Четыре ливонские повести Бестужева составили своего рода этап в развитии жанра исторической повести, поскольку в них целенаправленно и последовательно происходило освоение нового – вальтер-скоттовского – способа исторического повествования. Уроки Вальтера Скотта для русской исторической повести и исторической прозы в целом во многом окажутся плодотворными; творчество ряда писателей (среди них А. Корнилович) будет осуществляться в русле упрочения этой традиции[19]. Но в то же самое время русская историческая проза вступает в своеобразное соперничество (А. Корнилович) с английским романистом, избрав своим главным содержанием национальную историю, русскую старину, которая, по мысли М. П. Погодина, «представляет богатую жатву писателю», а русской литературе – основание «иметь Вальтера Скотта»[20].

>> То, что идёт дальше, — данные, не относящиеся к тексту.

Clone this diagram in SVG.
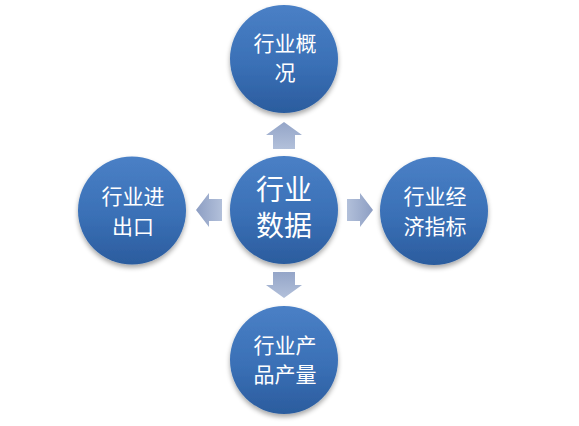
<svg xmlns="http://www.w3.org/2000/svg" width="579" height="426" viewBox="0 0 579 426">
<defs>
<linearGradient id="ballFill" x1="0" y1="0" x2="0" y2="1">
<stop offset="0" stop-color="#4a80c6"/>
<stop offset="0.55" stop-color="#3a70b6"/>
<stop offset="1" stop-color="#2b5c9e"/>
</linearGradient>
<linearGradient id="arrowV" x1="0" y1="0" x2="0" y2="1">
<stop offset="0" stop-color="#94a5c8"/>
<stop offset="1" stop-color="#b2c0da"/>
</linearGradient>
<linearGradient id="arrowH" x1="0" y1="0" x2="1" y2="0">
<stop offset="0" stop-color="#b2c0da"/>
<stop offset="1" stop-color="#8d9ec3"/>
</linearGradient>
<linearGradient id="arrowHL" x1="1" y1="0" x2="0" y2="0">
<stop offset="0" stop-color="#b2c0da"/>
<stop offset="1" stop-color="#8d9ec3"/>
</linearGradient>
<filter id="shadow" x="-20%" y="-20%" width="140%" height="150%">
<feGaussianBlur in="SourceAlpha" stdDeviation="2.5"/>
<feOffset dy="3" result="b"/>
<feComponentTransfer><feFuncA type="linear" slope="0.35"/></feComponentTransfer>
<feMerge><feMergeNode/><feMergeNode in="SourceGraphic"/></feMerge>
</filter>
</defs>
<style>
.ball{fill:url(#ballFill);filter:url(#shadow);}
.t{font-family:"Liberation Sans","Noto Sans CJK SC",sans-serif;fill:#ffffff;text-anchor:middle;font-size:21px;}
.tc{font-size:28px;}
</style>
<rect width="579" height="426" fill="#ffffff"/>
<g id="connectors">
<polygon id="arrow-up" fill="url(#arrowV)" points="284,122 302,135 295,135 295,149 273,149 273,135 266,135"/>
<polygon id="arrow-down" fill="url(#arrowV)" points="284,298 302,285 295,285 295,272 273,272 273,285 266,285"/>
<polygon id="arrow-right" fill="url(#arrowH)" points="373,210 360,193 360,199 347,199 347,221 360,221 360,227"/>
<polygon id="arrow-left" fill="url(#arrowHL)" points="196,210 209,193 209,199 222,199 222,221 209,221 209,227"/>
</g>
<g id="node-center">
<circle class="ball" cx="284" cy="210" r="54"/>
<text class="t tc" x="284" y="200">行业</text>
<text class="t tc" x="284" y="236">数据</text>
</g>
<g id="node-top">
<circle class="ball" cx="284" cy="59" r="54"/>
<text class="t" x="285" y="51">行业概</text>
<text class="t" x="285" y="80">况</text>
</g>
<g id="node-left">
<circle class="ball" cx="132" cy="210.5" r="54"/>
<text class="t" x="133" y="204">行业进</text>
<text class="t" x="133" y="234">出口</text>
</g>
<g id="node-right">
<circle class="ball" cx="434" cy="211" r="54"/>
<text class="t" x="435" y="204">行业经</text>
<text class="t" x="435" y="234">济指标</text>
</g>
<g id="node-bottom">
<circle class="ball" cx="284" cy="360" r="54"/>
<text class="t" x="285" y="353">行业产</text>
<text class="t" x="285" y="382">品产量</text>
</g>
</svg>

К ливонским повестям Бестужева примыкает и опубликованная в 1824 г. повесть «Адо» (подзаголовок – «Эстонская повесть») В. К. Кюхельбекера, в которой рассказывается о владимирском князе Ярославе Всеволодовиче, о свободном Новгороде, о завоевании Прибалтики немецкими рыцарями. Тема навеяна детскими воспоминаниями автора о суровой природе Эстонии, о непосредственных и свободолюбивых людях, населяющих этот край. Несмотря на то, что в повести обозначены конкретные исторические времена и места действия (Новгород, Чудское, Ладожское, Онежское озера, Белое море), сюжет и персонажи вымышлены. Кюхельбекер увлечен идеей борьбы эстонцев за независимость, на фоне которой любовная история выглядит условной.